===== COLLECTED MATERIAL =====

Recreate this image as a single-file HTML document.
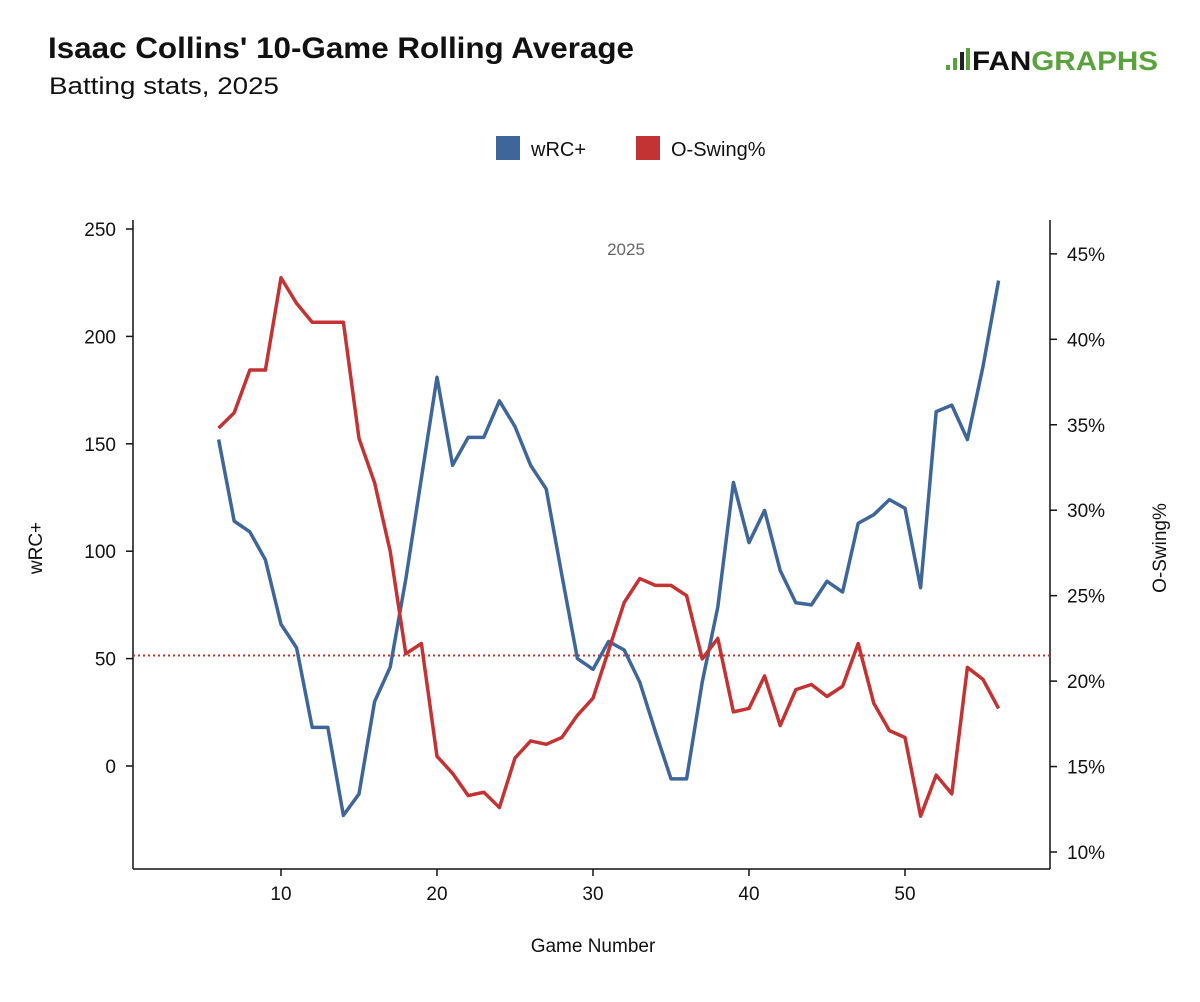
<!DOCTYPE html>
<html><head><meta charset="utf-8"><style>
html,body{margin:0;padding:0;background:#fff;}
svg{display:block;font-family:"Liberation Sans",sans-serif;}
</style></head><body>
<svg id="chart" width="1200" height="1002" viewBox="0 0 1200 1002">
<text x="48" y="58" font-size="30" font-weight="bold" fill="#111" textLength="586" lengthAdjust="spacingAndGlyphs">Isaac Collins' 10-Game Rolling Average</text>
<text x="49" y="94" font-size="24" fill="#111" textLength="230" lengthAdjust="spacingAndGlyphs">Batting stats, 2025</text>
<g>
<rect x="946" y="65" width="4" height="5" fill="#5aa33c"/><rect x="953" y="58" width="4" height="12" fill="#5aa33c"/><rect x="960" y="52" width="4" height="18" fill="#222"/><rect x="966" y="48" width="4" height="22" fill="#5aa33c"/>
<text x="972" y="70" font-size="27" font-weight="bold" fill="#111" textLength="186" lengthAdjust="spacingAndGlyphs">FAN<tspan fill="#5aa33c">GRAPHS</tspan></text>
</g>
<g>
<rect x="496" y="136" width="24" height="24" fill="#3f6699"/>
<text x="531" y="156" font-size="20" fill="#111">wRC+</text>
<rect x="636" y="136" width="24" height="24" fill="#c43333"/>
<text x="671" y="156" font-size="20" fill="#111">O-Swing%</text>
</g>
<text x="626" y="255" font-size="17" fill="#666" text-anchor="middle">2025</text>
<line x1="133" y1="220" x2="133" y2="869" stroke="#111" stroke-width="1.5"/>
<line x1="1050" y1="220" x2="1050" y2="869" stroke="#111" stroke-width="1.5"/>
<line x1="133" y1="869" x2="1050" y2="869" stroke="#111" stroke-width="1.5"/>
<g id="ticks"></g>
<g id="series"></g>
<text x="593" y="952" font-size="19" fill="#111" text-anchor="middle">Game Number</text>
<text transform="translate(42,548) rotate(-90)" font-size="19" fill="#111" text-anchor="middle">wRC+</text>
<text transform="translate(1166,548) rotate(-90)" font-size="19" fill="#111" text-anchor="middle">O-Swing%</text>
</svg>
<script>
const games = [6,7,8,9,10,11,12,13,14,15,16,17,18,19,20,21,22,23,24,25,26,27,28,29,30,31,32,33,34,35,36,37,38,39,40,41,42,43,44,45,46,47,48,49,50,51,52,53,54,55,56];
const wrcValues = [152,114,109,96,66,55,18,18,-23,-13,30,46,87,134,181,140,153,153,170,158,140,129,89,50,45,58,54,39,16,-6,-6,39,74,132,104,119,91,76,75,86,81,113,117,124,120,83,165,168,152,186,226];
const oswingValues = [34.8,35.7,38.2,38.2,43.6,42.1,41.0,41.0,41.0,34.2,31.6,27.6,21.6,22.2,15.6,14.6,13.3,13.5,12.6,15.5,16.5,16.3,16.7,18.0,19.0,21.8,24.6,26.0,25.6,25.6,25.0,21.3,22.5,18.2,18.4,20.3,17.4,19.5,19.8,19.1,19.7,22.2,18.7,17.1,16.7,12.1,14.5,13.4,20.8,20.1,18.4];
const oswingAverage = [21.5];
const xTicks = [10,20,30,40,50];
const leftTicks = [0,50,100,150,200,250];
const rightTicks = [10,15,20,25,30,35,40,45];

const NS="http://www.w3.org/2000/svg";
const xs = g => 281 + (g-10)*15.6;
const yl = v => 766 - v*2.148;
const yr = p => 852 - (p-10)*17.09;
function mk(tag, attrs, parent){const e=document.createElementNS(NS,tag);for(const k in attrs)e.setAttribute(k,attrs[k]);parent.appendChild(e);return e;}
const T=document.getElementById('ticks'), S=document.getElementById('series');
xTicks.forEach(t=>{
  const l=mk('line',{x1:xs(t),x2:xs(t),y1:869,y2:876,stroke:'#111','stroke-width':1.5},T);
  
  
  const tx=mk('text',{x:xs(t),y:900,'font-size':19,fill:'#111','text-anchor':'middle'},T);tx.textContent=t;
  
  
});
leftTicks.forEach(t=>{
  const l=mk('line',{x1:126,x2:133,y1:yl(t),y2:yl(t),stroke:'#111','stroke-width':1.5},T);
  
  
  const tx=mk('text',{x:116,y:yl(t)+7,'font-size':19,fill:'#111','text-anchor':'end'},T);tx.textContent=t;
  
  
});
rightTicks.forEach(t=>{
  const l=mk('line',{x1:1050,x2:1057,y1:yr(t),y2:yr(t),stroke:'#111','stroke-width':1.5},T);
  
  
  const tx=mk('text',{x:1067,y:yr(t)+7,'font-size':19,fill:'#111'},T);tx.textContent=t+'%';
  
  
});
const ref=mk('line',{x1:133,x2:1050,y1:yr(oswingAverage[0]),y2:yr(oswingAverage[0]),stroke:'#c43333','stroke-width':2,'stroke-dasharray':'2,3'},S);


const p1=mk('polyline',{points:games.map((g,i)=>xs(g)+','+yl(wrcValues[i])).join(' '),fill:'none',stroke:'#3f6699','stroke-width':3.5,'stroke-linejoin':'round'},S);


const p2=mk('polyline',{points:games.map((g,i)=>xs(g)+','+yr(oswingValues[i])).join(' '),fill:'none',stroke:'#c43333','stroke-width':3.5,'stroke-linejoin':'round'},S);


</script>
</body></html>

=====

Every line above should be returned word for word, with the pictures left behind.

Recreate this image as a single-file HTML document.
<!DOCTYPE html>
<html><head><meta charset="utf-8"><style>
html,body{margin:0;padding:0;background:#fff;}
svg{display:block;font-family:"Liberation Sans",sans-serif;}
</style></head><body>
<svg id="chart" width="1200" height="1002" viewBox="0 0 1200 1002">
<text x="48" y="58" font-size="30" font-weight="bold" fill="#111" textLength="586" lengthAdjust="spacingAndGlyphs">Isaac Collins' 10-Game Rolling Average</text>
<text x="49" y="94" font-size="24" fill="#111" textLength="230" lengthAdjust="spacingAndGlyphs">Batting stats, 2025</text>
<g>
<rect x="946" y="65" width="4" height="5" fill="#5aa33c"/><rect x="953" y="58" width="4" height="12" fill="#5aa33c"/><rect x="960" y="52" width="4" height="18" fill="#222"/><rect x="966" y="48" width="4" height="22" fill="#5aa33c"/>
<text x="972" y="70" font-size="27" font-weight="bold" fill="#111" textLength="186" lengthAdjust="spacingAndGlyphs">FAN<tspan fill="#5aa33c">GRAPHS</tspan></text>
</g>
<g>
<rect x="496" y="136" width="24" height="24" fill="#3f6699"/>
<text x="531" y="156" font-size="20" fill="#111">wRC+</text>
<rect x="636" y="136" width="24" height="24" fill="#c43333"/>
<text x="671" y="156" font-size="20" fill="#111">O-Swing%</text>
</g>
<text x="626" y="255" font-size="17" fill="#666" text-anchor="middle">2025</text>
<line x1="133" y1="220" x2="133" y2="869" stroke="#111" stroke-width="1.5"/>
<line x1="1050" y1="220" x2="1050" y2="869" stroke="#111" stroke-width="1.5"/>
<line x1="133" y1="869" x2="1050" y2="869" stroke="#111" stroke-width="1.5"/>
<g id="ticks"></g>
<g id="series"></g>
<text x="593" y="952" font-size="19" fill="#111" text-anchor="middle">Game Number</text>
<text transform="translate(42,548) rotate(-90)" font-size="19" fill="#111" text-anchor="middle">wRC+</text>
<text transform="translate(1166,548) rotate(-90)" font-size="19" fill="#111" text-anchor="middle">O-Swing%</text>
</svg>
<script>
const games = [6,7,8,9,10,11,12,13,14,15,16,17,18,19,20,21,22,23,24,25,26,27,28,29,30,31,32,33,34,35,36,37,38,39,40,41,42,43,44,45,46,47,48,49,50,51,52,53,54,55,56];
const wrcValues = [152,114,109,96,66,55,18,18,-23,-13,30,46,87,134,181,140,153,153,170,158,140,129,89,50,45,58,54,39,16,-6,-6,39,74,132,104,119,91,76,75,86,81,113,117,124,120,83,165,168,152,186,226];
const oswingValues = [34.8,35.7,38.2,38.2,43.6,42.1,41.0,41.0,41.0,34.2,31.6,27.6,21.6,22.2,15.6,14.6,13.3,13.5,12.6,15.5,16.5,16.3,16.7,18.0,19.0,21.8,24.6,26.0,25.6,25.6,25.0,21.3,22.5,18.2,18.4,20.3,17.4,19.5,19.8,19.1,19.7,22.2,18.7,17.1,16.7,12.1,14.5,13.4,20.8,20.1,18.4];
const oswingAverage = [21.5];
const xTicks = [10,20,30,40,50];
const leftTicks = [0,50,100,150,200,250];
const rightTicks = [10,15,20,25,30,35,40,45];

const NS="http://www.w3.org/2000/svg";
const xs = g => 281 + (g-10)*15.6;
const yl = v => 766 - v*2.148;
const yr = p => 852 - (p-10)*17.09;
function mk(tag, attrs, parent){const e=document.createElementNS(NS,tag);for(const k in attrs)e.setAttribute(k,attrs[k]);parent.appendChild(e);return e;}
const T=document.getElementById('ticks'), S=document.getElementById('series');
xTicks.forEach(t=>{
  const l=mk('line',{x1:xs(t),x2:xs(t),y1:869,y2:876,stroke:'#111','stroke-width':1.5},T);
  
  
  const tx=mk('text',{x:xs(t),y:900,'font-size':19,fill:'#111','text-anchor':'middle'},T);tx.textContent=t;
  
  
});
leftTicks.forEach(t=>{
  const l=mk('line',{x1:126,x2:133,y1:yl(t),y2:yl(t),stroke:'#111','stroke-width':1.5},T);
  
  
  const tx=mk('text',{x:116,y:yl(t)+7,'font-size':19,fill:'#111','text-anchor':'end'},T);tx.textContent=t;
  
  
});
rightTicks.forEach(t=>{
  const l=mk('line',{x1:1050,x2:1057,y1:yr(t),y2:yr(t),stroke:'#111','stroke-width':1.5},T);
  
  
  const tx=mk('text',{x:1067,y:yr(t)+7,'font-size':19,fill:'#111'},T);tx.textContent=t+'%';
  
  
});
const ref=mk('line',{x1:133,x2:1050,y1:yr(oswingAverage[0]),y2:yr(oswingAverage[0]),stroke:'#c43333','stroke-width':2,'stroke-dasharray':'2,3'},S);


const p1=mk('polyline',{points:games.map((g,i)=>xs(g)+','+yl(wrcValues[i])).join(' '),fill:'none',stroke:'#3f6699','stroke-width':3.5,'stroke-linejoin':'round'},S);


const p2=mk('polyline',{points:games.map((g,i)=>xs(g)+','+yr(oswingValues[i])).join(' '),fill:'none',stroke:'#c43333','stroke-width':3.5,'stroke-linejoin':'round'},S);


</script>
</body></html>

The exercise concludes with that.